The cabinet directed the justice minister to table the international treaty before the national parliament for further scrutiny and endorsement.

In December 2022, the UN Special Rapporteur on Trafficking in Persons, Siobhán Mullally, urged South Sudan to take urgent measures to prevent human trafficking and ensure protection and support for victims.

Mullally, who spoke at the end of her 10-day visit to the country, said immediate action was needed to combat trafficking in persons for purposes of sexual exploitation, child marriage and recruitment, and forced labour.

The rights expert lamented that the continuing violence in parts of the country contributes to increased abductions and sales of children.

Similarly, the Taskforce for Combating Human Trafficking and Smuggling of Persons raised an alarm over the number of shooting incidents.

The group called for urgent legislative action to avert the increasing number of cases in the country.

The task force co-chair, Sabri Wani Ladu, said earlier that the current situation in South Sudan is making people in rural and mining areas vulnerable to trafficking.

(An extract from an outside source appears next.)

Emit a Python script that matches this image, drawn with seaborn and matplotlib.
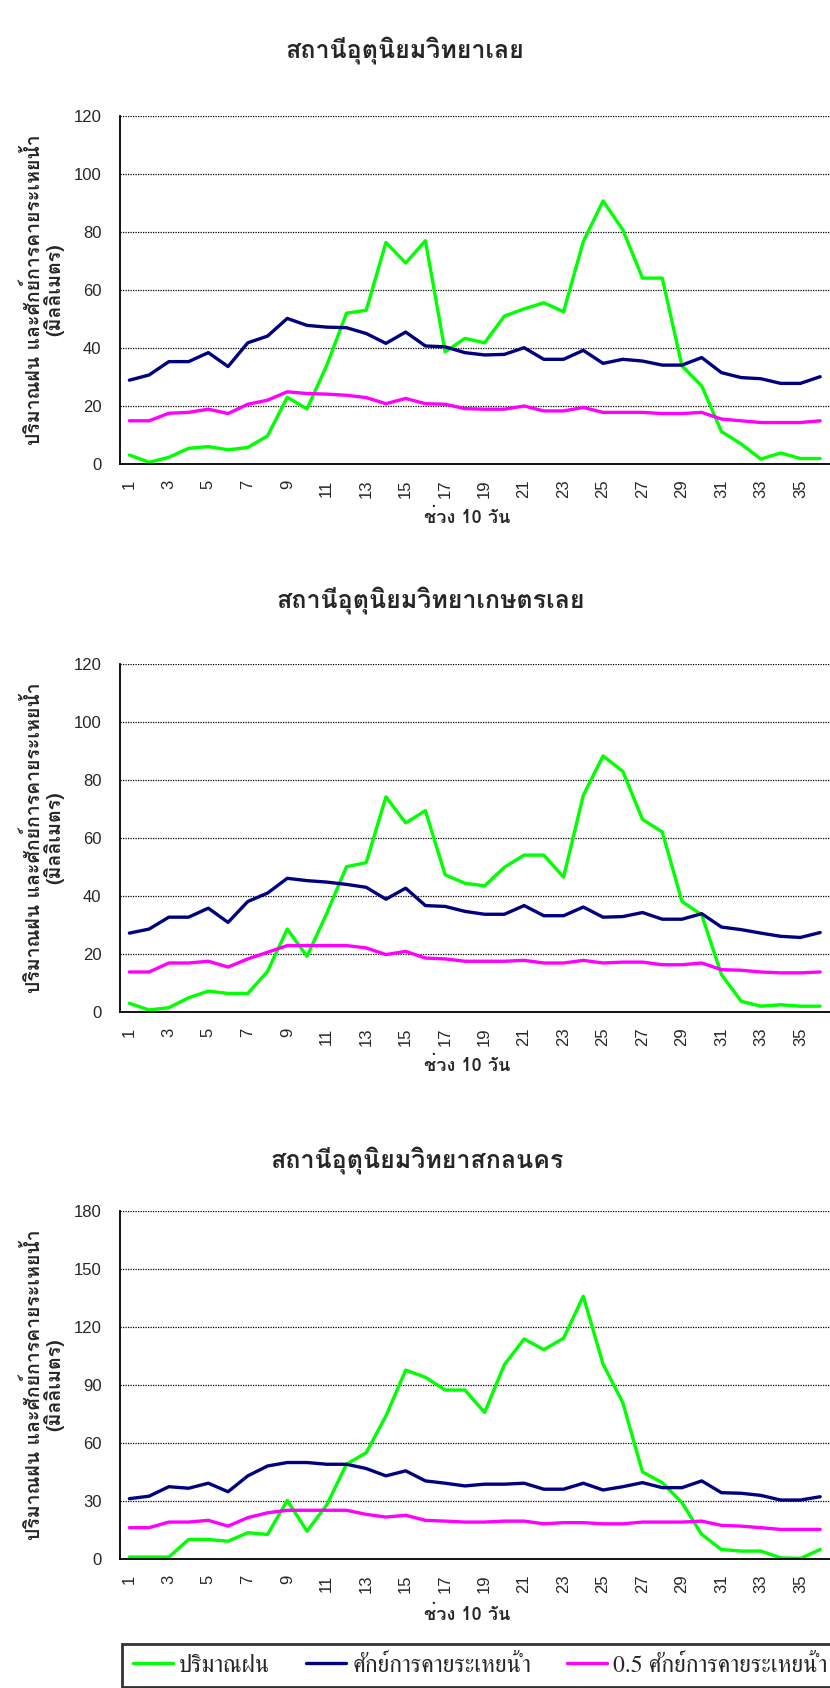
import numpy as np
import pandas as pd
import matplotlib
matplotlib.use("Agg")
import matplotlib.pyplot as plt
import seaborn as sns

periods = list(range(1, 37))

# สถานีอุตุนิยมวิทยาเลย
loei_rain = [3.1, 0.6, 2.3, 5.4, 6.0, 4.9, 5.7, 9.7, 23.0, 19.0, 34.0, 52.0,
             53.0, 76.4, 69.3, 77.0, 38.7, 43.3, 41.8, 51.0, 53.5, 55.6, 52.5, 76.7,
             90.7, 80.8, 64.1, 64.1, 33.8, 26.9, 11.2, 6.9, 1.7, 3.8, 1.9, 1.9]
loei_pet = [28.9, 30.7, 35.3, 35.3, 38.4, 33.6, 41.8, 44.1, 50.2, 47.8, 47.2, 47.0,
            45.0, 41.6, 45.5, 40.7, 40.4, 38.4, 37.6, 37.8, 40.1, 36.1, 36.1, 39.2,
            34.7, 36.1, 35.5, 34.1, 34.1, 36.7, 31.5, 29.8, 29.4, 27.8, 27.8, 30.1]
loei_half = [14.9, 14.9, 17.5, 17.8, 18.9, 17.4, 20.6, 22.0, 24.9, 24.3, 24.1, 23.7,
             22.9, 20.8, 22.6, 20.8, 20.6, 19.1, 18.9, 18.9, 20.0, 18.3, 18.3, 19.5,
             17.8, 17.8, 17.8, 17.4, 17.4, 17.8, 15.5, 14.9, 14.3, 14.3, 14.3, 14.9]

# สถานีอุตุนิยมวิทยาเกษตรเลย
agro_rain = [3.0, 0.7, 1.5, 4.9, 7.2, 6.4, 6.4, 14.0, 28.6, 19.2, 34.0, 50.1,
             51.5, 74.2, 65.2, 69.4, 47.3, 44.4, 43.5, 49.9, 54.1, 54.1, 46.5, 74.7,
             88.3, 83.0, 66.4, 62.1, 38.1, 33.5, 12.9, 3.7, 2.0, 2.5, 2.0, 2.0]
agro_pet = [27.2, 28.6, 32.7, 32.7, 35.8, 30.9, 38.1, 41.0, 46.1, 45.3, 44.8, 44.0,
            43.0, 38.9, 42.7, 36.7, 36.4, 34.7, 33.7, 33.7, 36.7, 33.2, 33.2, 36.2,
            32.7, 32.9, 34.3, 32.0, 32.0, 33.9, 29.3, 28.4, 27.2, 26.1, 25.7, 27.4]
agro_half = [13.8, 13.8, 16.9, 16.9, 17.5, 15.5, 18.3, 20.6, 22.9, 22.9, 22.9, 22.9,
             22.1, 19.8, 20.9, 18.6, 18.3, 17.5, 17.5, 17.5, 17.8, 16.9, 16.9, 17.8,
             16.9, 17.2, 17.2, 16.3, 16.3, 16.9, 14.6, 14.4, 13.8, 13.5, 13.5, 13.8]

# สถานีอุตุนิยมวิทยาสกลนคร
sakon_rain = [1.0, 1.0, 1.0, 10.1, 10.1, 9.2, 13.6, 12.7, 30.3, 14.4, 28.0, 49.0,
              55.0, 74.0, 97.7, 94.0, 87.4, 87.4, 75.8, 100.5, 113.8, 108.3, 114.2, 135.9,
              100.8, 80.9, 45.0, 39.5, 29.1, 12.7, 4.9, 4.1, 4.1, 0.6, 0.3, 4.9]
sakon_pet = [31.2, 32.5, 37.4, 36.6, 39.2, 34.8, 43.0, 48.1, 49.9, 49.9, 49.0, 49.0,
             46.8, 43.0, 45.6, 40.4, 39.2, 37.8, 38.7, 38.7, 39.2, 36.1, 36.1, 39.2,
             35.7, 37.4, 39.5, 36.9, 36.9, 40.4, 34.3, 34.0, 32.9, 30.5, 30.5, 32.2]
sakon_half = [16.2, 16.2, 19.1, 19.1, 20.0, 17.0, 21.4, 23.9, 25.2, 25.2, 25.2, 25.2,
              23.1, 21.7, 22.6, 20.0, 19.6, 19.1, 19.1, 19.6, 19.6, 18.2, 18.8, 18.8,
              18.2, 18.2, 19.1, 19.1, 19.1, 19.6, 17.4, 17.0, 16.2, 15.3, 15.3, 15.3]

stations = [
    ("สถานีอุตุนิยมวิทยาเลย", loei_rain, loei_pet, loei_half, 120, 20),
    ("สถานีอุตุนิยมวิทยาเกษตรเลย", agro_rain, agro_pet, agro_half, 120, 20),
    ("สถานีอุตุนิยมวิทยาสกลนคร", sakon_rain, sakon_pet, sakon_half, 180, 30),
]
series_names = ["ปริมาณฝน", "ศักย์การคายระเหยน้ำ", "0.5 ศักย์การคายระเหยน้ำ"]
colors = ["#00ff00", "#000080", "#ff00ff"]

sns.set_style("white")
plt.rcParams["font.family"] = ["Loma", "DejaVu Sans"]
tick_font = ["Liberation Sans", "DejaVu Sans"]
thai_bold = ["Loma", "DejaVu Sans"]
legend_font = ["FreeSerif", "DejaVu Serif"]

W, H = 830, 1688
fig = plt.figure(figsize=(W / 100, H / 100), dpi=100)
# pixel layout: axes top/bottom, title centre x/y, x-label y
layout = [(116, 464, 405, 50, 518), (664, 1012, 431, 600, 1066), (1211, 1559, 417, 1160, 1615)]
left = 119.5

for (title, rain, pet, half, ymax, ystep), (top, bot, tx, ty, xly) in zip(stations, layout):
    ax = fig.add_axes([left / W, 1 - bot / H, (W - left) / W, (bot - top) / H])
    df = pd.DataFrame({"period": periods, series_names[0]: rain,
                       series_names[1]: pet, series_names[2]: half})
    for name, c in zip(series_names, colors):
        sns.lineplot(data=df, x="period", y=name, ax=ax, color=c, lw=2.4, label=name,
                     legend=False)
    ax.set_xlim(0.5, 36.5)
    ax.set_ylim(0, ymax)
    ax.set_yticks(np.arange(0, ymax + 1, ystep))
    ax.set_xticks(periods[::2])
    ax.set_xticklabels([str(p) for p in periods[::2]], rotation=90, family=tick_font)
    ax.set_yticklabels([str(v) for v in range(0, ymax + 1, ystep)], family=tick_font)
    ax.set_xticks(np.arange(0.5, 37, 1), minor=True)
    ax.tick_params(axis="x", which="major", length=0, pad=11, labelsize=12)
    ax.tick_params(axis="x", which="minor", length=5, width=1.2, color="black",
                   direction="out")
    ax.tick_params(axis="y", length=5, width=1.2, color="black", direction="out",
                   labelsize=12, pad=8)
    ax.yaxis.grid(True, ls=(0, (1, 1)), color="black", lw=0.9)
    ax.xaxis.grid(False)
    for s in ["top", "right"]:
        ax.spines[s].set_visible(False)
    for s in ["left", "bottom"]:
        ax.spines[s].set_color("black")
        ax.spines[s].set_linewidth(1.3)
    ax.set_xlabel("")
    ax.set_ylabel("ปริมาณฝน และศักย์การคายระเหยน้ำ\n(มิลลิเมตร)", fontsize=14,
                  fontweight="bold", family=thai_bold, linespacing=0.95)
    ax.yaxis.set_label_coords((64 - left) / (W - left), 0.5)
    fig.text(tx / W, 1 - ty / H, title, ha="center", va="center", fontsize=18,
             fontweight="bold", family=thai_bold)
    fig.text(467 / W, 1 - xly / H, "ช่วง 10 วัน", ha="center", va="center",
             fontsize=13, fontweight="bold", family=thai_bold)

handles, labels = ax.get_legend_handles_labels()
leg = fig.legend(handles, labels, loc="lower left",
                 bbox_to_anchor=(122 / W, 0.0005, 1 - 122 / W + 0.01, 0.03),
                 mode="expand", ncol=3, frameon=True, handlelength=1.7,
                 columnspacing=0.6, handletextpad=0.25, borderpad=0.45,
                 borderaxespad=0, fancybox=False,
                 prop={"family": legend_font, "size": 17})
leg.get_frame().set_edgecolor("black")
leg.get_frame().set_linewidth(2)

fig.savefig("out.png", dpi=100)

He also revealed that there were cases where children were being recruited by some militias and non-organized forces in the mining areas and others as prostitutes.

A 2022 Trafficking in Persons Report for South Sudan released by the US Department of State recommended, among others, the amendment of the 2008 Penal Code or passing a comprehensive anti-trafficking law to criminalize adult sex trafficking and prescribe penalties that are sufficiently stringent and commensurate with other grave crimes, such as rape.

The US State Department also asked South Sudan to accede to the 2000 UN Convention Against Transnational Organized Crime and its TIP Protocol.